Duterte govt rolls out first PPP project

ASEAN+ January 26, 2017 01:00

By PHILIPPINE DAILY INQUIRER
ASIA NEWS NETWORK
MANILA

SEPARATE BIDS INVITED FOR MODERNISATION AND OPERATIONS OF FIVE AIRPORTS



THE PHILIPPINES’ Department of Transportation under the Duterte administration has rolled out its first public-private partnership (PPP) project: An auction for the modernisation and operations of five regional airports.

The 108-billion-peso PPP auction for the Bacolod-Silay, Davao, Iloilo, Laguindingan and New Bohol (Panglao) air gateways, a carryover from the Aquino administration, is now being re-offered to private sector investors, but with a drastic change.

In line with a recent decision by the board of the National Economic and Development Authority (Neda) chaired by President Duterte, a department statement said the airports would be offered individually.

That means bidders would make a separate offer for each airport, in contrast with the previous structure wherein the five airports were grouped into two separate packages.

This so-called unbundling was earlier criticised by would-be bidders as changing the rules midstream. At least one potential participant, who spoke on condition of anonymity, said that decision meant further delays since the project “was starting from scratch.”

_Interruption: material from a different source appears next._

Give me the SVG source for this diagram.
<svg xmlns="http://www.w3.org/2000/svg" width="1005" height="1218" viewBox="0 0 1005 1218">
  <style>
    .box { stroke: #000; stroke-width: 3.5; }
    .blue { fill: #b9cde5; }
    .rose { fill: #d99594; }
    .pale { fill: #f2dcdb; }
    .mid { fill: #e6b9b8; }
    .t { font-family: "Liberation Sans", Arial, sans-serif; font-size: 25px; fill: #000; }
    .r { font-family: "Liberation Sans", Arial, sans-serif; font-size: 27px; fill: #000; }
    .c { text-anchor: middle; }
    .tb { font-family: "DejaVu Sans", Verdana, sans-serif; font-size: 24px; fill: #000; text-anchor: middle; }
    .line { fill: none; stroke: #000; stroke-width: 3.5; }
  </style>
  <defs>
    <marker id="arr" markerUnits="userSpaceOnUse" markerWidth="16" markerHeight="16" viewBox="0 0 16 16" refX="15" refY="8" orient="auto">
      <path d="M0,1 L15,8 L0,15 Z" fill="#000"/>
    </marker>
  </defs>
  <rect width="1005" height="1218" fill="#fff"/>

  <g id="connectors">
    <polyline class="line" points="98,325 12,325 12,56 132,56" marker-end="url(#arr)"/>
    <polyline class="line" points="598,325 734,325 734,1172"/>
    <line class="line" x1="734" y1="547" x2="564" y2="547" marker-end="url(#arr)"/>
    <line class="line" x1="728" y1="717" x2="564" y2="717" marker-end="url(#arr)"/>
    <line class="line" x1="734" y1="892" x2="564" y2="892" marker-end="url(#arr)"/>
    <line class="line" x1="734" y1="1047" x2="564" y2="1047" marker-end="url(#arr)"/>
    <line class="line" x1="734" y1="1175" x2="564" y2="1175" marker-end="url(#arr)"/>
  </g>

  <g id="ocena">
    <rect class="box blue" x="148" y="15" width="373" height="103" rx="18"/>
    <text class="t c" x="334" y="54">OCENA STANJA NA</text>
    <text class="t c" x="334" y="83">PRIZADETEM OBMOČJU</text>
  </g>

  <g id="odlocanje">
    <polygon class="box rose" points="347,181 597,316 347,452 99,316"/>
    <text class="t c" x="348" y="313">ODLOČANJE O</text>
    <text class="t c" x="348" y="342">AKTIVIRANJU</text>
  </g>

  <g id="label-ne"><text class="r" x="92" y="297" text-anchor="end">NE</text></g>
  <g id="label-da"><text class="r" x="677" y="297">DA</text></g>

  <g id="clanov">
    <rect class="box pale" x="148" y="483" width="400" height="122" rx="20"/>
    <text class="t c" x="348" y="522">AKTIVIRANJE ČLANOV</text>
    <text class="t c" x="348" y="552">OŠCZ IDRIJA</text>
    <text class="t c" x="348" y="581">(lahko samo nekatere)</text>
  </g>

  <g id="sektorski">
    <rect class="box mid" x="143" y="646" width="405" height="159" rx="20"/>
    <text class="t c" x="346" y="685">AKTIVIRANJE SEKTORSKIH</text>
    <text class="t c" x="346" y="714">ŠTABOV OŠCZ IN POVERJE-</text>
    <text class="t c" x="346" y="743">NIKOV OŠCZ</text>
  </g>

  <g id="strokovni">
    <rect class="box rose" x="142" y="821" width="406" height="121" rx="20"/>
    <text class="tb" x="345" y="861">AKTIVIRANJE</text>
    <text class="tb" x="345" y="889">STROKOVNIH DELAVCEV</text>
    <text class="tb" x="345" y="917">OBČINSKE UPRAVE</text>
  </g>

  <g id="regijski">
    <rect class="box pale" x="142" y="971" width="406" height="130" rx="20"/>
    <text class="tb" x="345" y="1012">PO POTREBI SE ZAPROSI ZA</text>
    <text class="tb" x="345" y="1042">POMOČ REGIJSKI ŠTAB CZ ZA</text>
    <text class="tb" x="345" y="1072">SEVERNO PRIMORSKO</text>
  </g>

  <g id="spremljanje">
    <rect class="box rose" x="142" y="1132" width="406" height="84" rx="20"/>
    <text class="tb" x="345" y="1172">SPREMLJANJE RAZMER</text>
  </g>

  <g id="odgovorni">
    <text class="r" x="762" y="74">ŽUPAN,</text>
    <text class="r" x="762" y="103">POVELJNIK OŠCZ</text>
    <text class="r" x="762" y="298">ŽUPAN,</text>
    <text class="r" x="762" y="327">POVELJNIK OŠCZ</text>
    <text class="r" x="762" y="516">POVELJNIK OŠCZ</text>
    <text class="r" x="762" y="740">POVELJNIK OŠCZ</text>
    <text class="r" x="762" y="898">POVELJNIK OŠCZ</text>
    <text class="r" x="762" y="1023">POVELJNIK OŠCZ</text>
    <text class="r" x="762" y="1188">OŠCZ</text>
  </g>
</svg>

The most prized among the regional airports is the Davao International Airport, currently the country’s third-busiest after Manila’s Ninoy Aquino International Airport and Mactan-Cebu International Airport. Davao handled 2.8 million passengers in 2012, a figure that likely swelled since that time.

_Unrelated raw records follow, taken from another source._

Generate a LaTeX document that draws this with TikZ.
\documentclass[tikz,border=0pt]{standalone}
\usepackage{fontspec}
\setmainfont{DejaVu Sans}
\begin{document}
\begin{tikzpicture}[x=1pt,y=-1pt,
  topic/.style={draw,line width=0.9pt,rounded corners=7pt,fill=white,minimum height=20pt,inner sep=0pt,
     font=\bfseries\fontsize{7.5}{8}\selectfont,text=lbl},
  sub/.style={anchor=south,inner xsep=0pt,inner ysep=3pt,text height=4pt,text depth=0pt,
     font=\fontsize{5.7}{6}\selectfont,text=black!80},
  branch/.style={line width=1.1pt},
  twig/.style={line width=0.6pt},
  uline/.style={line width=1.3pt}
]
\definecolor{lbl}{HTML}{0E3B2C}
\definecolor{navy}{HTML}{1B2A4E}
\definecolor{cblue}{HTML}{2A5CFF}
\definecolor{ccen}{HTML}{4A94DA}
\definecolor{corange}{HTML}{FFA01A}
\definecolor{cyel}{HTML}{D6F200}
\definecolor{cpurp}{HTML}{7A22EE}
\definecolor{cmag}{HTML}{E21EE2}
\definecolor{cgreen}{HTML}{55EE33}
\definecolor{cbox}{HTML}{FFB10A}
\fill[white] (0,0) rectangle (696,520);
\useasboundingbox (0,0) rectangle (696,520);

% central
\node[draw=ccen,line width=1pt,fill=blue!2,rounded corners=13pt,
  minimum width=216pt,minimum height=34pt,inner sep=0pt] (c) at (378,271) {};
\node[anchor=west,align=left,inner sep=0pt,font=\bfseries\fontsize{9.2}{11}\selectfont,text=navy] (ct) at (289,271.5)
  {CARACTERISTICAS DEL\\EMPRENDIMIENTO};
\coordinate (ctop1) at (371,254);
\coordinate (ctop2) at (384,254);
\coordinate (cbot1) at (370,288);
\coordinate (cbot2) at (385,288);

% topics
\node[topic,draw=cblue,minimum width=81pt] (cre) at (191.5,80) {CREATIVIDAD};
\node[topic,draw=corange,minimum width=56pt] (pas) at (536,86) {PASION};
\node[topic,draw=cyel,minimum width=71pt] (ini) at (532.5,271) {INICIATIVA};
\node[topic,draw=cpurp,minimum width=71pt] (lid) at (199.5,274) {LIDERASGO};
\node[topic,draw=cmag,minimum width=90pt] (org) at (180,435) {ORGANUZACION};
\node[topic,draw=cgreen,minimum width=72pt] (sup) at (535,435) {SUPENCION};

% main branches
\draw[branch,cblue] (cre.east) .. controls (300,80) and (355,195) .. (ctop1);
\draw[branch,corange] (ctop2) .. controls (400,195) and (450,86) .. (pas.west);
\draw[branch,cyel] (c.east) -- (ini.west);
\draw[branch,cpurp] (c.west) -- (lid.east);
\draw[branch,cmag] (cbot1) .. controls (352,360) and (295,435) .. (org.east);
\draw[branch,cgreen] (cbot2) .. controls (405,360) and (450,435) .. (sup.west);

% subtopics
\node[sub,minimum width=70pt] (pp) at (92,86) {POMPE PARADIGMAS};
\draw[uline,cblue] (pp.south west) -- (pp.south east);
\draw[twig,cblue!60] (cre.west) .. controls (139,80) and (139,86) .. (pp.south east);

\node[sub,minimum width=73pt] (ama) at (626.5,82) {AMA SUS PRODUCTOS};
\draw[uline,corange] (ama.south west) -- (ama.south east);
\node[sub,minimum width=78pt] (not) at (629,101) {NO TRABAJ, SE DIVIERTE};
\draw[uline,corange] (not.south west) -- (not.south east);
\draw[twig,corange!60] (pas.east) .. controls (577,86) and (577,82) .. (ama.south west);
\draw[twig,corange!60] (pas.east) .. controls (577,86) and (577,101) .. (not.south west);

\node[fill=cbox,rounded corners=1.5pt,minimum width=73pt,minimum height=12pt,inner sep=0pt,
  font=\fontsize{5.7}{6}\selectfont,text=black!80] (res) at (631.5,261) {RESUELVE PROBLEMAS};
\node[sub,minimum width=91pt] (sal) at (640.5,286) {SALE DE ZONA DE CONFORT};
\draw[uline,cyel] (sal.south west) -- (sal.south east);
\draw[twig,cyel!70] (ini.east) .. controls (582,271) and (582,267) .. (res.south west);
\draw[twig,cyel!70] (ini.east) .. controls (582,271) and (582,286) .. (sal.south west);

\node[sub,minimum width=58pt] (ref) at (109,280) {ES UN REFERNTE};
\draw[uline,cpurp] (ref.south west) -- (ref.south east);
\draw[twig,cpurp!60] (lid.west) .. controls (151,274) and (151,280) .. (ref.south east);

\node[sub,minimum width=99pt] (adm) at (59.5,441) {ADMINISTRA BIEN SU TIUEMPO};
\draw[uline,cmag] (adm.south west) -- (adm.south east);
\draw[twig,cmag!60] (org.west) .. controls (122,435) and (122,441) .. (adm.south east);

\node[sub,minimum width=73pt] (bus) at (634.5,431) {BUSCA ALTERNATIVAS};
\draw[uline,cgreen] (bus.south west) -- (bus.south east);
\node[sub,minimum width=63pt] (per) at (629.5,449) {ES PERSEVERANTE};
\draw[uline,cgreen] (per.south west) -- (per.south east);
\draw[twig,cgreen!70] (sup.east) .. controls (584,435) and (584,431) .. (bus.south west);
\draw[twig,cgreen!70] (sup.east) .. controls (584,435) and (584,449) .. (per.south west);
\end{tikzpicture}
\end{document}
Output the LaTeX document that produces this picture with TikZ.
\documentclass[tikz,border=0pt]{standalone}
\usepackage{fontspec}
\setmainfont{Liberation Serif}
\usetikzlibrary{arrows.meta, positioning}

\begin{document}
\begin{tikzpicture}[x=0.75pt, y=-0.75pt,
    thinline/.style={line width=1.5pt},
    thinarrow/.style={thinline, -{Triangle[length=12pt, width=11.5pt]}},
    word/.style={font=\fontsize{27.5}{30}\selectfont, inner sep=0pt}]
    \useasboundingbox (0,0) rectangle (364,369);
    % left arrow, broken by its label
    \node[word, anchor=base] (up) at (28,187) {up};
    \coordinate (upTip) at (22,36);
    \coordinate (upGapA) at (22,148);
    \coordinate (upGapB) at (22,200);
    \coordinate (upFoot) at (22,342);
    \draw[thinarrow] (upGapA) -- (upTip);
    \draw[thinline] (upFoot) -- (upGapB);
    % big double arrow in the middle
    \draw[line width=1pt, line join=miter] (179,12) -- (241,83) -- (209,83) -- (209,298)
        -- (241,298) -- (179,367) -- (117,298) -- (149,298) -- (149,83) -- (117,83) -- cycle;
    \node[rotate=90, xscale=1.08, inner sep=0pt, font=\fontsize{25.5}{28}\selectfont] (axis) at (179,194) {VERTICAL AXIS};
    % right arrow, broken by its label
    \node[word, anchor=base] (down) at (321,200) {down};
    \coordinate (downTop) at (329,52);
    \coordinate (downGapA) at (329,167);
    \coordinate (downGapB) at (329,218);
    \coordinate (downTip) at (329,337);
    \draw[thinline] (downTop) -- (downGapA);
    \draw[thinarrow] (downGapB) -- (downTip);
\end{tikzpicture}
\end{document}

Iloilo, the country’s fifth-busiest, handled 1.9 million passengers that same year, Laguindingan closed 2012 with 1.6 million passengers, followed by Bacolod-Silay with 1.3 million passengers.

The New Bohol airport, being built through a loan from the Japan International Cooperation Agency (Jica), will be finished by 2019 and will replace the existing Tagbilaran airport. New Bohol has a design capacity of 1.7 million passengers annually.

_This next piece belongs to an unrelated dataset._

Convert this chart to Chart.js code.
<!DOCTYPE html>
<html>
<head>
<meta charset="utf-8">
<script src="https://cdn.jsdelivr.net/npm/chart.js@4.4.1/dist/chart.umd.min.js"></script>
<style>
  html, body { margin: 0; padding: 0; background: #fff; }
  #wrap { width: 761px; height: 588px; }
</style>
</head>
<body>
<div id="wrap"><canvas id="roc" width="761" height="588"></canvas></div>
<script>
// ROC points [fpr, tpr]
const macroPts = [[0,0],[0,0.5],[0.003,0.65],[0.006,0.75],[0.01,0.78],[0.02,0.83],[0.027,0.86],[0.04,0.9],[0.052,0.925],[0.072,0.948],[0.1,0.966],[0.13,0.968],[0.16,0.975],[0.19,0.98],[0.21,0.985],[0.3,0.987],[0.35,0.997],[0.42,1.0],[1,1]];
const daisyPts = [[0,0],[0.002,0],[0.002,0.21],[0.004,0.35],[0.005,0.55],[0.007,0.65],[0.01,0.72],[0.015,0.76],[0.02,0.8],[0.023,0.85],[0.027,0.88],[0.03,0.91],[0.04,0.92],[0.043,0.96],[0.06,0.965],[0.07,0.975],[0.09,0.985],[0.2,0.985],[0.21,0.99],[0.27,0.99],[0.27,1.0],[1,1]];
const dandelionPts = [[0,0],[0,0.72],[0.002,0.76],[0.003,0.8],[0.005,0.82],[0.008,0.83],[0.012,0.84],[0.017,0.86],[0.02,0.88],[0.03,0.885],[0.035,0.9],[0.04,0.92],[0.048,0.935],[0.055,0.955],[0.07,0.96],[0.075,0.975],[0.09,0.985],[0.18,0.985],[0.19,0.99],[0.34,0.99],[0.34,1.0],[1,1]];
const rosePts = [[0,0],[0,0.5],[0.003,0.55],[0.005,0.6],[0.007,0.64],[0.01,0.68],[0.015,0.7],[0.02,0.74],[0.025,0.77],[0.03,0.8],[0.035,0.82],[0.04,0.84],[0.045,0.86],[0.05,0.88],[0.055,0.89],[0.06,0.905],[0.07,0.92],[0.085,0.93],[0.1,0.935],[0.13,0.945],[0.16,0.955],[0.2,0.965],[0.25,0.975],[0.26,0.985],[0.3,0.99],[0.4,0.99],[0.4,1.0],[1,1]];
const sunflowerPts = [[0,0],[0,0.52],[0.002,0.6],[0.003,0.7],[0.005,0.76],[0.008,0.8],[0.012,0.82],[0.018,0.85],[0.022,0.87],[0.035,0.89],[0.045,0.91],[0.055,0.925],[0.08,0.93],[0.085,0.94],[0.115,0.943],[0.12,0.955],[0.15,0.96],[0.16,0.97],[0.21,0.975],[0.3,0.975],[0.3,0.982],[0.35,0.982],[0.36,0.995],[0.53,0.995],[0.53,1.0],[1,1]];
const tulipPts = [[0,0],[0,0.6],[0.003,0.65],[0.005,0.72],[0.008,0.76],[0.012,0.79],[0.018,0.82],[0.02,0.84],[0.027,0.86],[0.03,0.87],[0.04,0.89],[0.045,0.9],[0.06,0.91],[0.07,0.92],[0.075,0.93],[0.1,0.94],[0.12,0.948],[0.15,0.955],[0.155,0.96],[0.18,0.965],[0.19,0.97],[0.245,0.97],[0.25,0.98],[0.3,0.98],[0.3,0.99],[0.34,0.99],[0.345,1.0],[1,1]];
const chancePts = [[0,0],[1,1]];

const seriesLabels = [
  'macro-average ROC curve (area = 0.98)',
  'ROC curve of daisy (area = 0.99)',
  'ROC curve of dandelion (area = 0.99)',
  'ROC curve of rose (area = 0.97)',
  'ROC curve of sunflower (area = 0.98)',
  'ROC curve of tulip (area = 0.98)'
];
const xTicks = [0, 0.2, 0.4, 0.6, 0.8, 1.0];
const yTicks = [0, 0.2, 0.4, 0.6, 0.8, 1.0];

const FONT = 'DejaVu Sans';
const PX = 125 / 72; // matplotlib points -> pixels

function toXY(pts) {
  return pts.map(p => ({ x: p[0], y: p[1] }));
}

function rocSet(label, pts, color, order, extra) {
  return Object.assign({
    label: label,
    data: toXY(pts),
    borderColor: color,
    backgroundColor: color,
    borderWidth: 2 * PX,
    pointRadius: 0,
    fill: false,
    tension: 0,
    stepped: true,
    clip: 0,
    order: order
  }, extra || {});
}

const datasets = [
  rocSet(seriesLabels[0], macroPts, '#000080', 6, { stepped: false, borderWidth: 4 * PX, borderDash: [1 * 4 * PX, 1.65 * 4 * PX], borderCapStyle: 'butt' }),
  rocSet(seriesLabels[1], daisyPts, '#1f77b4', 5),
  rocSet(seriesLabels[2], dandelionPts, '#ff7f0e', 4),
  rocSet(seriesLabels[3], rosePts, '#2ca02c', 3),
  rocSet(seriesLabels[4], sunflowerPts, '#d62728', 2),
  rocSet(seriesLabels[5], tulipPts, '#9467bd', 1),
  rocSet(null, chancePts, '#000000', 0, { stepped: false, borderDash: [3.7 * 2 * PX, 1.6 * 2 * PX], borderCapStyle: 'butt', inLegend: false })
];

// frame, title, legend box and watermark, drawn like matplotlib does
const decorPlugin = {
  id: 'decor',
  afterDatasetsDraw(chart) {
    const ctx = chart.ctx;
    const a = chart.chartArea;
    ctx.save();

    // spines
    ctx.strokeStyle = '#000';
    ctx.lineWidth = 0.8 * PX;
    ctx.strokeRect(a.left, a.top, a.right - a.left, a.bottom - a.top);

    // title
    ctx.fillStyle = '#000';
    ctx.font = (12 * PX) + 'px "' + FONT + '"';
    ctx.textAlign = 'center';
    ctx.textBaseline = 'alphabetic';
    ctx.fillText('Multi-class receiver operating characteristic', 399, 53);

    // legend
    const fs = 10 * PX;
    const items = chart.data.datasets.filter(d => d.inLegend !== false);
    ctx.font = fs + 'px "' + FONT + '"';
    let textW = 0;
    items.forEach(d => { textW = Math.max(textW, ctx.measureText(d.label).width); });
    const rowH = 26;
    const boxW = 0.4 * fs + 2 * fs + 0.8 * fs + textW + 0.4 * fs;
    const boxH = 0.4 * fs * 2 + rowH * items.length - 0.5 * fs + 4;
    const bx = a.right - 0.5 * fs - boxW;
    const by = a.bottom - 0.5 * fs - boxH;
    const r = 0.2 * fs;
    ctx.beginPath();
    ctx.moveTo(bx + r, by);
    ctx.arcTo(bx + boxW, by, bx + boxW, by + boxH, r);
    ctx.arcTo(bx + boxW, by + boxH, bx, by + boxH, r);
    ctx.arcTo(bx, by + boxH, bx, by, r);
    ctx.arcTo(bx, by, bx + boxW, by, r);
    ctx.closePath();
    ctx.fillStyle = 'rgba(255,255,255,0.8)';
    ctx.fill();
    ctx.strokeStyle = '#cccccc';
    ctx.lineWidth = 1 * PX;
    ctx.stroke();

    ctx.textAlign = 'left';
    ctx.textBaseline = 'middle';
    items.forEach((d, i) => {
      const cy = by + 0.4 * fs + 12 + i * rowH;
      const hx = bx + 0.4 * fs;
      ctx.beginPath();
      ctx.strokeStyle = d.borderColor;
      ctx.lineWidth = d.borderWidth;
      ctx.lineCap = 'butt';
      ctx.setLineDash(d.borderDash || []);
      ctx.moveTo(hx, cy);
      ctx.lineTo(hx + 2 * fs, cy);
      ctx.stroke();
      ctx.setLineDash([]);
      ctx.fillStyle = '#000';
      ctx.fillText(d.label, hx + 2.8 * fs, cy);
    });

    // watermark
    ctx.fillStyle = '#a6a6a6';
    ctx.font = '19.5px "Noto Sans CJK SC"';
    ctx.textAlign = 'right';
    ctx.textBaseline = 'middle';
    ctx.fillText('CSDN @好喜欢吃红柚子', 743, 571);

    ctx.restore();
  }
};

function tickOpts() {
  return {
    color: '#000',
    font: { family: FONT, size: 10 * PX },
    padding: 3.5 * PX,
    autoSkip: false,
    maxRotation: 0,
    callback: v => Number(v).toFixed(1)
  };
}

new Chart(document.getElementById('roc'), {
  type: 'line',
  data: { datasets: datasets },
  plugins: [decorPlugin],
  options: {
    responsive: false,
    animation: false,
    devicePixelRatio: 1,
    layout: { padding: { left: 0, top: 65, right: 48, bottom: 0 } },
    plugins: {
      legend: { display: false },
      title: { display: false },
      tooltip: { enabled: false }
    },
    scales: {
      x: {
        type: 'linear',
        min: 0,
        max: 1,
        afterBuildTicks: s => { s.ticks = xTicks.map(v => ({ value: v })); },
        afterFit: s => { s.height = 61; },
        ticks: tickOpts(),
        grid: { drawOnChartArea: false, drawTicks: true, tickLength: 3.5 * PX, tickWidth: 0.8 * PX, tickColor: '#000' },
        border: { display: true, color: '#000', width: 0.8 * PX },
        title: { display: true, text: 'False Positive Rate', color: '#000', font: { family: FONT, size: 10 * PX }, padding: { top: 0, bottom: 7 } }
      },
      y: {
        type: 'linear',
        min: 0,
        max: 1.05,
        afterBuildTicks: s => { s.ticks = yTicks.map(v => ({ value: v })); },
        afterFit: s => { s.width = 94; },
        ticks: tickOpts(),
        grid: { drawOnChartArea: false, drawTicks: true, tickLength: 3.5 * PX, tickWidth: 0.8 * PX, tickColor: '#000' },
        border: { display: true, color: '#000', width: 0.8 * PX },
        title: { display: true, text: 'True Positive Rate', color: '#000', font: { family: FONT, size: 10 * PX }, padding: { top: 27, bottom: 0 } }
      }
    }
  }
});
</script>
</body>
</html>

“The fact that the traffic at these airports has either exceeded their current design capacities or is nearing the design capacity levels, coupled with the anticipated influx of a growing number of domestic and international passengers in the years to come, the fast and proactive development of these airports is crucial,” the department said in its bid invite.

A bid date was not yet set. Transportation Undersecretary for Aviation Roberto Lim earlier said he hoped to complete the process in the first half of 2017.

The regional airports PPP was among the projects considered most ripe for auction. The actual bid date during the Aquino administration was postponed because it fell so close to the May 9, 2016, polls.

Due to the significant change this time around, the PPP project is being opened to new bidders. However, those who prequalified before would be automatically qualified for this round “provided that there are no changes in their legal, technical and financial capacity,” it said.

The original pre-qualified groups were Metro Pacific Investments Corp, which partnered with Aroports de Paris and TAV Havalimanlari Holdings AS; San Miguel Corpand South Korea’s Incheon Airport; Aboitiz Equity Ventures with VINCI Airports; Megawide Construction Corp and India’s GMR Infrastructure, and the Filinvest Group with Japan’s Sojitz and Jatco.